In 2019, the average number of St. Lawrence County youth in foster care over the course of the year was 272, a steady increase over five years from an average of 154 in 2014.
A phone call Wednesday afternoon to the office of David A. Haggard, to which all requests for comment about DSS were directed, was not returned at the time of this report. Mr. Haggard, a former county legislator who represented Potsdam, took the position as general legal counsel to county DSS in April.
New York State Office of Children and Family Services data for the most recent quarter, January through March 31, 2020, lists 305 total children in care across several public and private agencies in St. Lawrence County. Of those 305 children, 141 are listed as being in St. Lawrence County DSS care.
According to the National Children’s Alliance, nearly 700,000 children are abused in the United States each year. In 2018 alone, an estimated 678,000 children, all stemming from unique incidents, were victims of abuse and neglect.

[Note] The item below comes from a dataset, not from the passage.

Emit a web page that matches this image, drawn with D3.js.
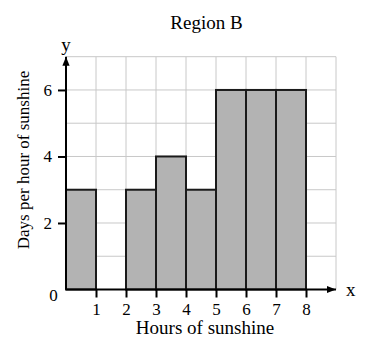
<!DOCTYPE html>
<html>
<head>
<meta charset="utf-8">
<script src="https://cdn.jsdelivr.net/npm/d3@7"></script>
<style>
  body { margin: 0; background: #fff; }
  text { font-family: "Liberation Serif", "Times New Roman", serif; fill: #000; }
</style>
</head>
<body>
<div id="chart"></div>
<script>
// histogram bins (hours of sunshine) and frequency density
const binStarts = [0, 1, 2, 3, 4, 5, 6, 7];
const binEnds = [1, 2, 3, 4, 5, 6, 7, 8];
const densities = [3, 0, 3, 4, 3, 6, 6, 6];
const xTicks = [1, 2, 3, 4, 5, 6, 7, 8];
const yTicks = [2, 4, 6];

const width = 366, height = 354;

const svg = d3.select("#chart").append("svg")
    .attr("width", width)
    .attr("height", height);

const x = d3.scaleLinear().domain([0, 9]).range([66, 336]);
const y = d3.scaleLinear().domain([0, 7]).range([289.5, 56.7]);

// grid
const grid = svg.append("g").attr("class", "grid");
grid.selectAll("line.v")
    .data(d3.range(1, 10))
    .enter().append("line")
    .attr("x1", d => x(d)).attr("x2", d => x(d))
    .attr("y1", y(0)).attr("y2", y(7))
    .style("stroke", "#c8c8c8").style("stroke-width", 1);
grid.selectAll("line.h")
    .data(d3.range(1, 8))
    .enter().append("line")
    .attr("x1", x(0)).attr("x2", x(9))
    .attr("y1", d => y(d)).attr("y2", d => y(d))
    .style("stroke", "#c8c8c8").style("stroke-width", 1);

// bars
const bins = binStarts.map((s, i) => ({ x0: s, x1: binEnds[i], v: densities[i] }))
    .filter(d => d.v > 0);
svg.selectAll("rect.bar")
    .data(bins)
    .enter().append("rect")
    .attr("class", "bar")
    .attr("x", d => x(d.x0))
    .attr("width", d => x(d.x1) - x(d.x0))
    .attr("y", d => y(d.v))
    .attr("height", d => y(0) - y(d.v))
    .style("fill", "#b3b3b3")
    .style("stroke", "#1a1a1a")
    .style("stroke-width", 2);

// arrow heads
const defs = svg.append("defs");
defs.append("marker")
    .attr("id", "arrow")
    .attr("viewBox", "0 0 10 10")
    .attr("refX", 10).attr("refY", 5)
    .attr("markerWidth", 4.5).attr("markerHeight", 4.5)
    .attr("markerUnits", "strokeWidth")
    .attr("orient", "auto")
    .append("path")
    .attr("d", "M0,1 L10,5 L0,9 Z")
    .style("fill", "#000");

// x axis
const xAxis = svg.append("g")
    .attr("transform", "translate(0," + y(0) + ")")
    .call(d3.axisBottom(x).tickValues(xTicks).tickSize(8).tickPadding(5).tickFormat(d3.format("d")));
xAxis.select(".domain").remove();
xAxis.selectAll(".tick line").style("stroke", "#000").style("stroke-width", 2);
xAxis.selectAll(".tick text").style("font-size", "17px").style("font-family", "Liberation Serif");

svg.append("line")
    .attr("x1", x(0)).attr("x2", x(9))
    .attr("y1", y(0)).attr("y2", y(0))
    .style("stroke", "#000").style("stroke-width", 2)
    .attr("marker-end", "url(#arrow)");

// y axis
const yAxis = svg.append("g")
    .attr("transform", "translate(" + x(0) + ",0)")
    .call(d3.axisLeft(y).tickValues(yTicks).tickSize(8).tickPadding(6).tickFormat(d3.format("d")));
yAxis.select(".domain").remove();
yAxis.selectAll(".tick line").style("stroke", "#000").style("stroke-width", 2);
yAxis.selectAll(".tick text").style("font-size", "17px").style("font-family", "Liberation Serif");

svg.append("line")
    .attr("x1", x(0)).attr("x2", x(0))
    .attr("y1", y(0)).attr("y2", y(7))
    .style("stroke", "#000").style("stroke-width", 2)
    .attr("marker-end", "url(#arrow)");

// origin label
svg.append("text")
    .attr("x", 53.5).attr("y", y(0) + 11)
    .attr("text-anchor", "middle")
    .style("font-size", "17px")
    .text("0");

// axis letters
svg.append("text")
    .attr("x", x(9) + 10).attr("y", y(0) + 6)
    .style("font-size", "19px")
    .text("x");
svg.append("text")
    .attr("x", x(0)).attr("y", y(7) - 6)
    .attr("text-anchor", "middle")
    .style("font-size", "19px")
    .text("y");

// title
svg.append("text")
    .attr("x", 206.5).attr("y", 29)
    .attr("text-anchor", "middle")
    .style("font-size", "19px")
    .text("Region B");

// axis titles
svg.append("text")
    .attr("x", 205).attr("y", 334)
    .attr("text-anchor", "middle")
    .style("font-size", "19px")
    .text("Hours of sunshine");

svg.append("text")
    .attr("transform", "translate(29,160) rotate(-90)")
    .attr("text-anchor", "middle")
    .style("font-size", "17px")
    .text("Days per hour of sunshine");
</script>
</body>
</html>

Also in 2018, child welfare agencies nationwide conducted investigations or responded in some way to cases involving a total of more than 3.5 million children.
Based on annual national data, the U.S. Administration for Children and Families estimated 1,770 children died from abuse and neglect in the United States in 2018, the most recent year for which full data exists.
A Gouverneur-area resident, Tonya Carter attended Wednesday’s rally with her children. Ms. Carter said county CPS and DSS have demonstrated repeated failures, and that Ms. Summerville’s death has launched much broader community conversations.
“It’s a small community, and I’d say it’s stuck in the ’80s,” Ms. Carter said of the town of Gouverneur, population 7,000. “The whole system needs to be completely ripped apart, and put back together again.”